If you’ve never made risotto with real carnaroli, try it once. It’s a longer and thirstier grain than arborio, but has a beautiful alabaster sheen and gives off the perfect quantity of starch to lightly bind a risotto. There is a private consortium in Italy called, uhh, the Consorzio, and their seal (a stork standing in a rice field) graces approved varieties of rices.
The bottom line, though, is that even though you may end up buying a totally bootleg batch of rice, you can tell just by looking at the grain if the rice is good for risotto – the more transparent the outer hull is in comparison to the inner “pearl,” the more loose starch there will be in the final dish.

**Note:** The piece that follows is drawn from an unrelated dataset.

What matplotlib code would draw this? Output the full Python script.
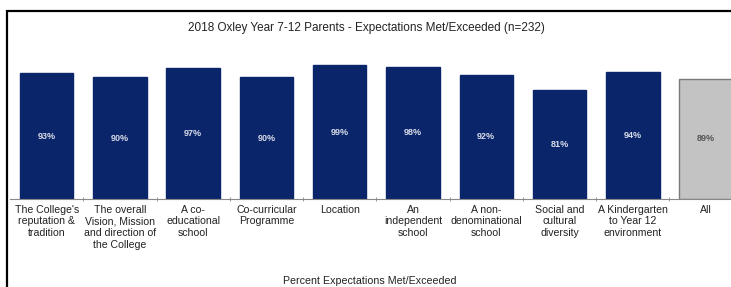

Anyway, I was out of carnaroli anyway, so i did the following:
1 1/4 Cups of arborio rice
2 ounces fresh morels, whole. (about a pint)
4 cups chicken broth, Warm (if you are using homemade then be sure it’s salty enough for your liking)

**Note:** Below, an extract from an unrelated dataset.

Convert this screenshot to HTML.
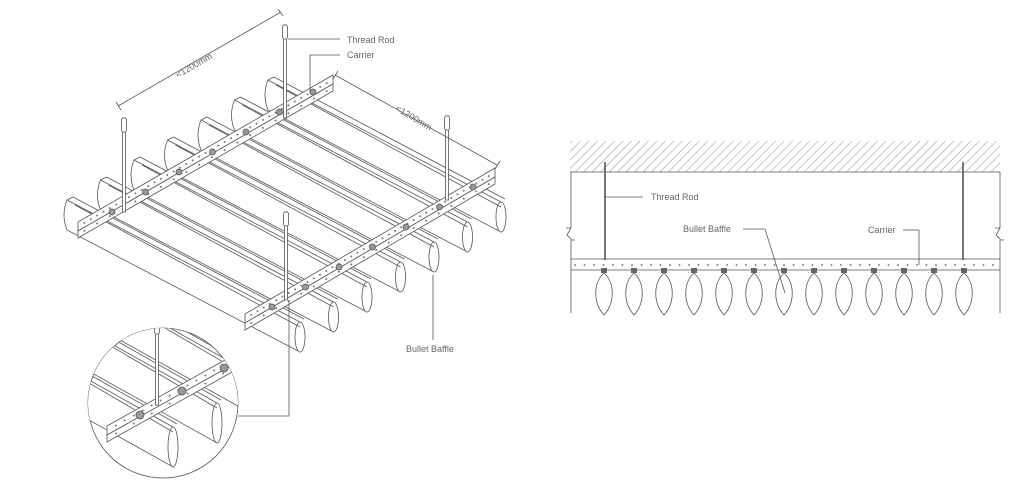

5 strands good saffron steeped in 1/4 cup hot water (optional but in my opinion important)
1 cup of white wine that isn’t Riesling.
3 T butter, plus a small pat for the morels.
2 cloves or more of garlic, minced
1/2 Cup onion, diced
salt, pepper and parm-reg to taste
minced parsley for a fancy garnish.
First, in a small sautee pan, sautee the morels in a pat of butter until they reduce by about half. Set aside.
Place 1 T of butter and 1T of olive oil in your large, heavy bottomed saucepan. Sweat the onions and garlic until translucent (add a pinch of salt). Stir in the rice, making sure that every grain is coated with a bit of fat. Stir thoroughly until the mixture begins to smell “nutty.”
Turn the heat up to medium high, and add a cup of chicken broth and the wine. Stir, and simmer. When the mixture has almost absorbed all of the liquid (test by running your spoon along the bottom of the pan and looking at how much loose liquid there is)
Turn the heat to medium, and continue to add the warm broth in 1/2 cup installments. You may need most of it, you may need all of it. It just depends.
Again, go slowly and keep stirring. This should take you about 30 minutes.
Also, taste once in a while for doneness and salinity. Broths vary greatly in sodium content.
Eventually the rice will release its starch, and the risotto will begin to flow like lava. Add the saffron water here. This should turn the color from an offputting grey to an earthy yellow, and you should be able to taste it in the final product.
As the rice reaches completion, stir in the 2T of butter. This is a luxurious step that Laura recommended. Don’t skip.
Fold in the morels, garnish with parsley and parm.
Serves two as a main course or four as a side.